___ MATERIAL FOR THIS TASK ___

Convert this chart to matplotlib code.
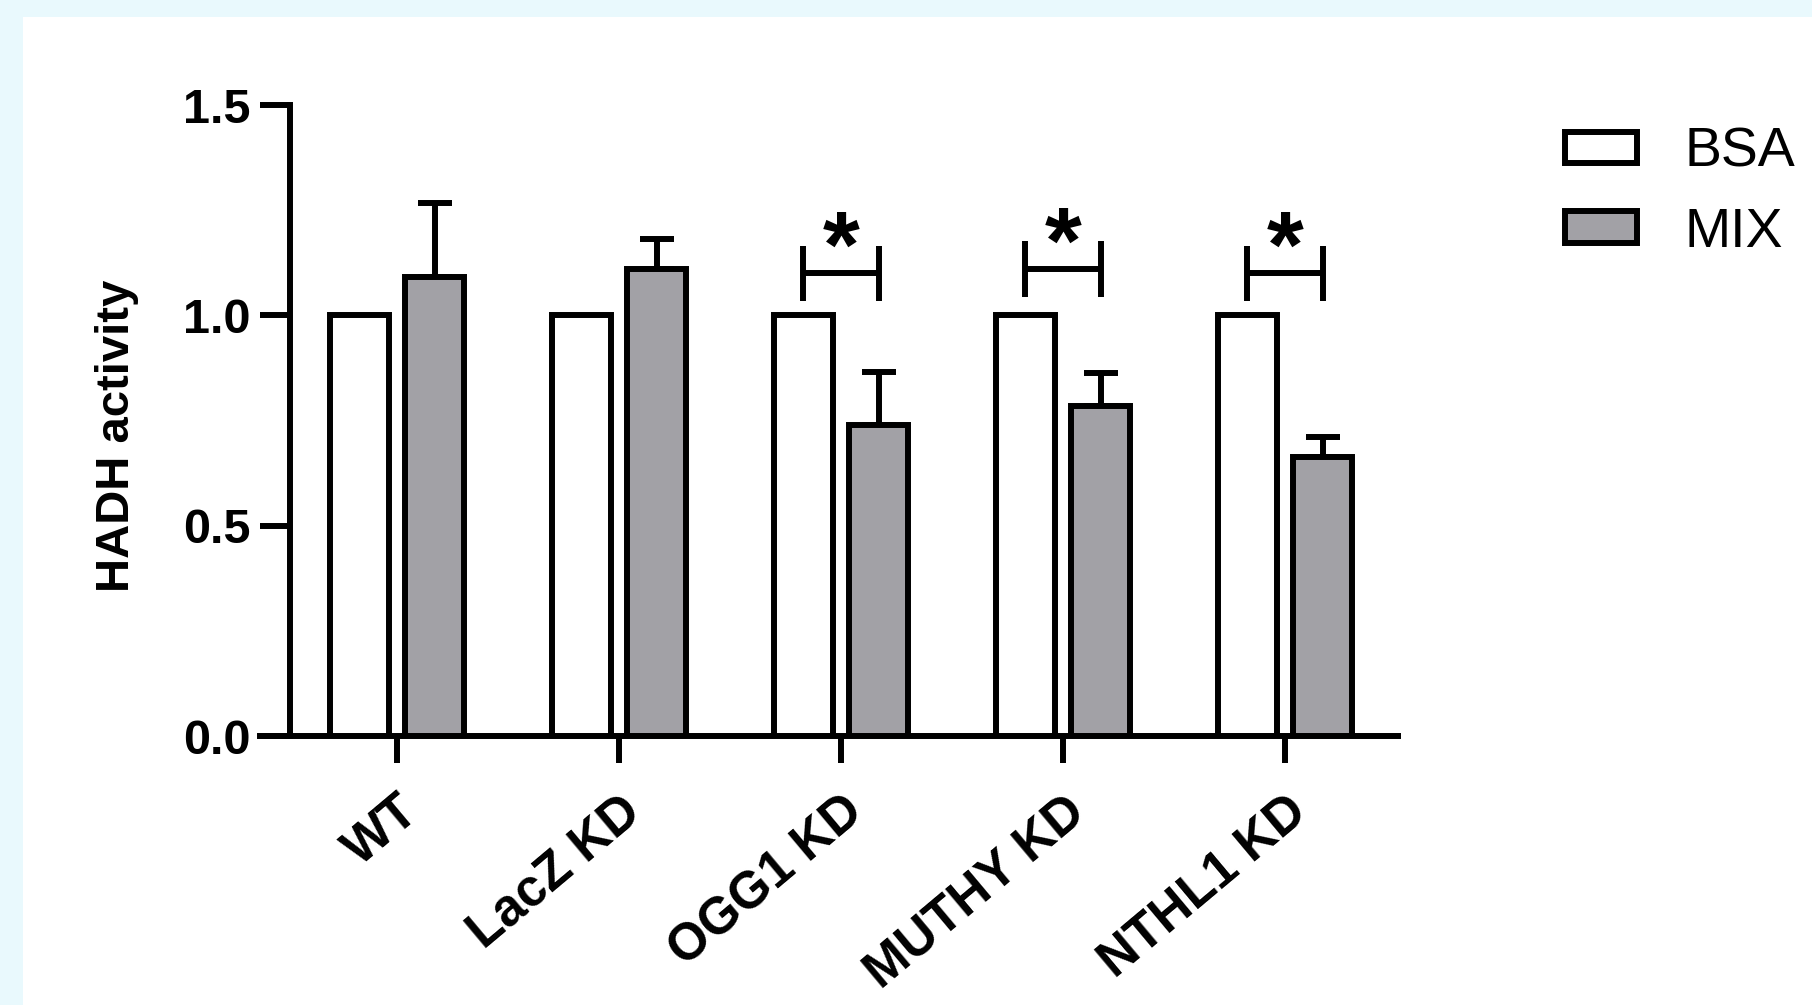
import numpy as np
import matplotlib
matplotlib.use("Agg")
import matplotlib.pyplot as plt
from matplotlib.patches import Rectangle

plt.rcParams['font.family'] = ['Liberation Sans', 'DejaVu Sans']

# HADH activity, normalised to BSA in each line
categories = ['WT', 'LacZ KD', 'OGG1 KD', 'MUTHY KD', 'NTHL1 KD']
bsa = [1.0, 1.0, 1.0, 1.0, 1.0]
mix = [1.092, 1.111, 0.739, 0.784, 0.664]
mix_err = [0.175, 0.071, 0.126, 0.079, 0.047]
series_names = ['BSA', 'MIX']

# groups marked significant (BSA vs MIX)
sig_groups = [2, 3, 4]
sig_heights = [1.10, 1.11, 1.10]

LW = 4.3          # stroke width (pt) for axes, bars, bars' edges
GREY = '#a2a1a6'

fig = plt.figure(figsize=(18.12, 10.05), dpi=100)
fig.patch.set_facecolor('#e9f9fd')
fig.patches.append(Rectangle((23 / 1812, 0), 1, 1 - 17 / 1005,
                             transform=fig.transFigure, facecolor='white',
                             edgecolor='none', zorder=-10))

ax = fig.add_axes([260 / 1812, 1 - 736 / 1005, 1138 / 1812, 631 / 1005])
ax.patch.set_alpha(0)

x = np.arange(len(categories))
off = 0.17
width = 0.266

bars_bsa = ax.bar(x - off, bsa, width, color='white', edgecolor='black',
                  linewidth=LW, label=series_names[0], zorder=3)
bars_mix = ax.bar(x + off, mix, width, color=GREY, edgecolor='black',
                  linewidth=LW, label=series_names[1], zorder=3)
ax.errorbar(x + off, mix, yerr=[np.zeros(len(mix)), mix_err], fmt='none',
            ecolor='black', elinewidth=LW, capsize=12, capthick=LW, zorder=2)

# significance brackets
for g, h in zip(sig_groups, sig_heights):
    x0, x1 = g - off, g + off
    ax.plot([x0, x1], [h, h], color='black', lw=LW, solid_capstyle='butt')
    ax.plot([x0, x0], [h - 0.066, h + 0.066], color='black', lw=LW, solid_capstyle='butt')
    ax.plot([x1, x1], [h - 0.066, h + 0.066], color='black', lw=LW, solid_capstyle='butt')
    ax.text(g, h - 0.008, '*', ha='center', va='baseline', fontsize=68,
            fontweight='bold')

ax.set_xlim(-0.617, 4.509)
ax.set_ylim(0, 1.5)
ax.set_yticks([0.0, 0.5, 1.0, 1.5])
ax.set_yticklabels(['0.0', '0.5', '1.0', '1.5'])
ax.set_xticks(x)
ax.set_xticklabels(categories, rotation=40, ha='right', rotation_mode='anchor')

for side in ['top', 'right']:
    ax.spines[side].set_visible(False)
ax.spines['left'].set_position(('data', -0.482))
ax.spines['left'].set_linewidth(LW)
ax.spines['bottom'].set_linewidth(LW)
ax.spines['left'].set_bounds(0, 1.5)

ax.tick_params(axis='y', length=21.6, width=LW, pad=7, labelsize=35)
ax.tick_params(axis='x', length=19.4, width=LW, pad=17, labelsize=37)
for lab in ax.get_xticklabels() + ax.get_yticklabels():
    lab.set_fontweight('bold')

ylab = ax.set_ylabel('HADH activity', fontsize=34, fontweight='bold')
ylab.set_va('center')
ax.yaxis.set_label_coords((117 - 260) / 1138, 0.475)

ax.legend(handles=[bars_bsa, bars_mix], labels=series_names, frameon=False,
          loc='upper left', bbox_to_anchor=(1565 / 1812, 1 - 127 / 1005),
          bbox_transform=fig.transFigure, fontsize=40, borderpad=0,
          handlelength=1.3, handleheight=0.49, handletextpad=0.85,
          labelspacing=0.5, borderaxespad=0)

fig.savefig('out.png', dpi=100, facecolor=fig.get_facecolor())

___
___ MATERIAL FOR THIS TASK ___

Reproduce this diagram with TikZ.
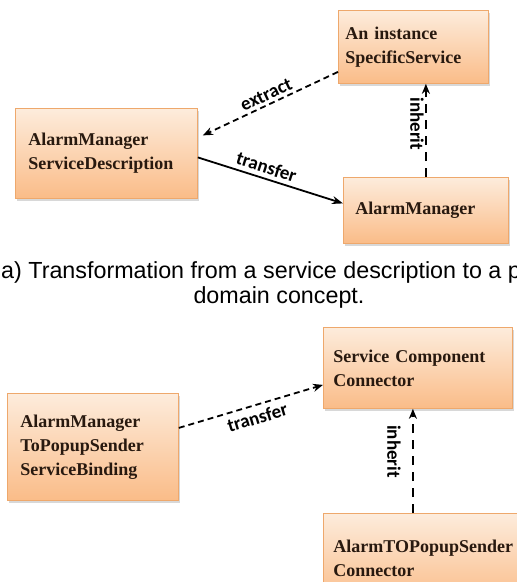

___
___ MATERIAL FOR THIS TASK ___

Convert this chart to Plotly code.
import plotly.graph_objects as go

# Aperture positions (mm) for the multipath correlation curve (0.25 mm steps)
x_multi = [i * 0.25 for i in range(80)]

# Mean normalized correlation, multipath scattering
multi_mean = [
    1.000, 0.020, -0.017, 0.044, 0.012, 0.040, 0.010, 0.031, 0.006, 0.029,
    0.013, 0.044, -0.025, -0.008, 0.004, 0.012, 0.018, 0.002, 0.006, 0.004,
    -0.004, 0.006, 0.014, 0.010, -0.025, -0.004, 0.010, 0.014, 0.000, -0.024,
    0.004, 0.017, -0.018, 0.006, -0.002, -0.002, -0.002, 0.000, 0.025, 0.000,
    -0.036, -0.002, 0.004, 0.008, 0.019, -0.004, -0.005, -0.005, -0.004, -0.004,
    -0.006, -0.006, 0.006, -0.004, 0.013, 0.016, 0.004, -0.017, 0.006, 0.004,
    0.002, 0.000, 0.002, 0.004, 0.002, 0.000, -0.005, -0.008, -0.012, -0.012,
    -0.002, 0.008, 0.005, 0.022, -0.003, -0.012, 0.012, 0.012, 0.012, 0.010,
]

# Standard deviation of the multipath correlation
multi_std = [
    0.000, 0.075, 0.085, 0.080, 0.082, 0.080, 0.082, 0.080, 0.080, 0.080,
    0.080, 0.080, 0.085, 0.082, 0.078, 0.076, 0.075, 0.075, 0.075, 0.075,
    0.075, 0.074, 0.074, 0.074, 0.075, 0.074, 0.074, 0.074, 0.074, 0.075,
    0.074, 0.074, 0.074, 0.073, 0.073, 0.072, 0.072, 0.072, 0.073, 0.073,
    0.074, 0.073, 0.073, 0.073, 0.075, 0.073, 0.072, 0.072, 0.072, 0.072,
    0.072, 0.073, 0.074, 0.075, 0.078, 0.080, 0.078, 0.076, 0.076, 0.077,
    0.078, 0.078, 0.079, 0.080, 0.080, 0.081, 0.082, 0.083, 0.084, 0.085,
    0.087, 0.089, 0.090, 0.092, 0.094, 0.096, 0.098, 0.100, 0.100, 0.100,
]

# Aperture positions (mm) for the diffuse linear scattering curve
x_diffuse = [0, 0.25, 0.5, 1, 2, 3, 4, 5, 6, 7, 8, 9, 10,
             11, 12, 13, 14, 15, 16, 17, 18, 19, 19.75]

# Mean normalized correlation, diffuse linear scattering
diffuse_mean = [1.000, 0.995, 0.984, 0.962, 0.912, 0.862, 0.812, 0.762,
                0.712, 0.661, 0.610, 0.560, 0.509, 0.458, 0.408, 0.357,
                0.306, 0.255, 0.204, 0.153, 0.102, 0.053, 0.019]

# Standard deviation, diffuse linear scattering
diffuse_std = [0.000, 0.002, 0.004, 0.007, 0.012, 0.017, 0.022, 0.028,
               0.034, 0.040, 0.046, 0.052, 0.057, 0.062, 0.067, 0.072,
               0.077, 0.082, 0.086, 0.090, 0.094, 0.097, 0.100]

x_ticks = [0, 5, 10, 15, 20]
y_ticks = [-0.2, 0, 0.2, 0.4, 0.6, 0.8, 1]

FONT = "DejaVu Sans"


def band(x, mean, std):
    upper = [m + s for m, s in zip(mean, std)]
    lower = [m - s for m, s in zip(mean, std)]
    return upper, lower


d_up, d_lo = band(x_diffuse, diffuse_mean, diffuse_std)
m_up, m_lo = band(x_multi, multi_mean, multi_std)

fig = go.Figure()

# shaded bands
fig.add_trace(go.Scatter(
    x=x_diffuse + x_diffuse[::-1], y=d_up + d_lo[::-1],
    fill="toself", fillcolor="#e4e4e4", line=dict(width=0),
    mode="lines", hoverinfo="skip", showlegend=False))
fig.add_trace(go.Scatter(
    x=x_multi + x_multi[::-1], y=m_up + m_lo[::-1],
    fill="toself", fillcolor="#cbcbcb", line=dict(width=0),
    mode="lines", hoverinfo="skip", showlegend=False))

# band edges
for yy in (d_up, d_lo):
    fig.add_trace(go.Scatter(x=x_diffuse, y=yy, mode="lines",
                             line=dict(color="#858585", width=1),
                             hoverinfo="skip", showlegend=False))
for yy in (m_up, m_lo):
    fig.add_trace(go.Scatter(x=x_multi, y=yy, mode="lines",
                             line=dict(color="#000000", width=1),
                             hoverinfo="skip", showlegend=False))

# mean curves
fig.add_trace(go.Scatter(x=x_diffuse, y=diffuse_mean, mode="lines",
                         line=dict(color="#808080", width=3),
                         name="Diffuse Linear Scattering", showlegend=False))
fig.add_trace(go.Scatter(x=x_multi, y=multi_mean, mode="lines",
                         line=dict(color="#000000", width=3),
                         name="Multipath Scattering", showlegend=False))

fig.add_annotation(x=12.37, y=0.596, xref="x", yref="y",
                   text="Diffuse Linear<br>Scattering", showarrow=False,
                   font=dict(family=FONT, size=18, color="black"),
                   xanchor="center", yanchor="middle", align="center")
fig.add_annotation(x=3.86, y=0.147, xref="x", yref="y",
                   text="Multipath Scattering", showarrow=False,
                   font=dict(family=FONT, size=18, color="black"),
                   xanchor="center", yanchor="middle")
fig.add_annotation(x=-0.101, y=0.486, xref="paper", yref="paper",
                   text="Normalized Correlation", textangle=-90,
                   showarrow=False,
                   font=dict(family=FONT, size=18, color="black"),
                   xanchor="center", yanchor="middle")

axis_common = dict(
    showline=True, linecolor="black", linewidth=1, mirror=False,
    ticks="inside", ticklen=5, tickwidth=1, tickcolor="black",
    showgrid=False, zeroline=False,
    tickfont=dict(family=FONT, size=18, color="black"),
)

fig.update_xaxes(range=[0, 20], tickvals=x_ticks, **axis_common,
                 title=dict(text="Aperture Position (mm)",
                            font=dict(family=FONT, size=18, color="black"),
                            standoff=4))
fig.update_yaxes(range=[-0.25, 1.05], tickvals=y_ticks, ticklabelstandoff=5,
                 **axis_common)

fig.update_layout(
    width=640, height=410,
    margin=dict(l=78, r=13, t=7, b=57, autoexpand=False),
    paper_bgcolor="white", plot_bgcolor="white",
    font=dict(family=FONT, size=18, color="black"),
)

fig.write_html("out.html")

___

- **TASK DETAILS**: Skip all pictures. Output only the lines from the one containing "Convert this chart to matplotlib code." to the one containing "GREY = '#a2a1a6'", both lines included.

- **OUTPUT OF THE TASK**:
Convert this chart to matplotlib code.
import numpy as np
import matplotlib
matplotlib.use("Agg")
import matplotlib.pyplot as plt
from matplotlib.patches import Rectangle

plt.rcParams['font.family'] = ['Liberation Sans', 'DejaVu Sans']

# HADH activity, normalised to BSA in each line
categories = ['WT', 'LacZ KD', 'OGG1 KD', 'MUTHY KD', 'NTHL1 KD']
bsa = [1.0, 1.0, 1.0, 1.0, 1.0]
mix = [1.092, 1.111, 0.739, 0.784, 0.664]
mix_err = [0.175, 0.071, 0.126, 0.079, 0.047]
series_names = ['BSA', 'MIX']

# groups marked significant (BSA vs MIX)
sig_groups = [2, 3, 4]
sig_heights = [1.10, 1.11, 1.10]

LW = 4.3          # stroke width (pt) for axes, bars, bars' edges
GREY = '#a2a1a6'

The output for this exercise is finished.